RNA - During a press briefing on Monday, Gambia's Justice Minister Abubacarr Tambadou said his country was acting on behalf of the 57-nation Organization of Islamic Cooperation (OIC) in bringing the case against Myanmar before the ICJ in The Hague.
"The aim is to get Myanmar to account for its action against its own people: the Rohingya," he said, adding, "It is a shame for our generation that we do nothing while genocide is unfolding right under our own eyes."
In its 46-page filing to the ICJ, Gambia, a mainly Muslim West African country, says Myanmar’s actions were "genocidal in character" and caused serious bodily and mental harm. Myanmar also imposed measures to prevent births, it said.
According to Gambia's Justice Ministry, the lawsuit also asks the ICJ to "order Myanmar to cease and desist from its genocidal acts, to punish the perpetrators, and to provide reparations for the Rohingya victims."
It said Myanmar had failed to meet its obligations to prevent and to punish genocide, accusing it of "wanton acts of violence and malicious degradation with the specific intent of state actors to destroy the Rohingya as a group."
Tambadou is a former genocide prosecutor at the International Criminal Tribunal for Rwanda. He has visited Rohingya camps in Bangladesh.
Explaining why Gambia had taken the initiative, Tambadou said visiting Rohingya refugees at Cox's Bazar in southeastern Bangladesh had reminded him of his work as a prosecutor for the tribunal, which was set up to try those responsible for the 1994 genocide in Rwanda.
"I thought this was not right and the world cannot just stand by and watch this happen again," he said, adding the OIC had asked Gambia to look into how to bring Myanmar to justice over the matter.
Only a state can file a case against another state at the ICJ.
Both Gambia and Myanmar are signatories to the 1948 Genocide Convention, which compels all signatory states to prevent and punish the crime of genocide.
The law firm helping Gambia said it expected the first hearings on the provisional measures to take place next month.
While the ICJ has no means to enforce any of its rulings, going against the decisions of the court could further harm Myanmar's reputation.
The move by Gambia has drawn praise from human rights groups and Rohingya activists.
Yasmin Ullah, a Rohingya advocate, told a news conference in The Hague after the case was announced that "this is monumental for the Rohingya community who have endured so much."
"A court's characterization of our experience as genocide is long overdue," she added, calling on other nations to join Gambia in the ICJ lawsuit.
Param-Preet Singh, associate director of Human Rights Watch's international justice program, also welcomed the move. "Gambia has found a way to turn the international community's handwringing over the Rohingya into action."

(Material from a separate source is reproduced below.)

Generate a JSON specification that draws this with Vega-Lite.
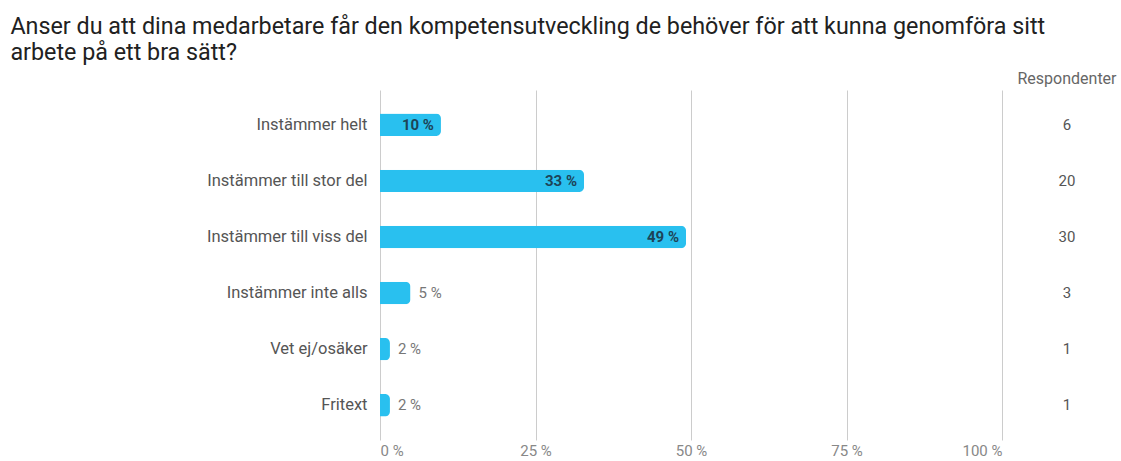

The number of refugees at overcrowded camps in Cox’s Bazar has swelled since August 2017, when a military-led crackdown in Myanmar, which UN investigators have said was conducted with “genocidal intent,” prompted some 740,000 Rohingya to flee to Bangladesh, which was already hosting some 200,000 Rohingya when the exodus began.
Citizenship is at the heart of Rohingya demands for a return to Myanmar.
The Rohingya have inhabited Rakhine state for centuries, but the state denies them citizenship. Bangladesh refuses to grant them citizenship, too.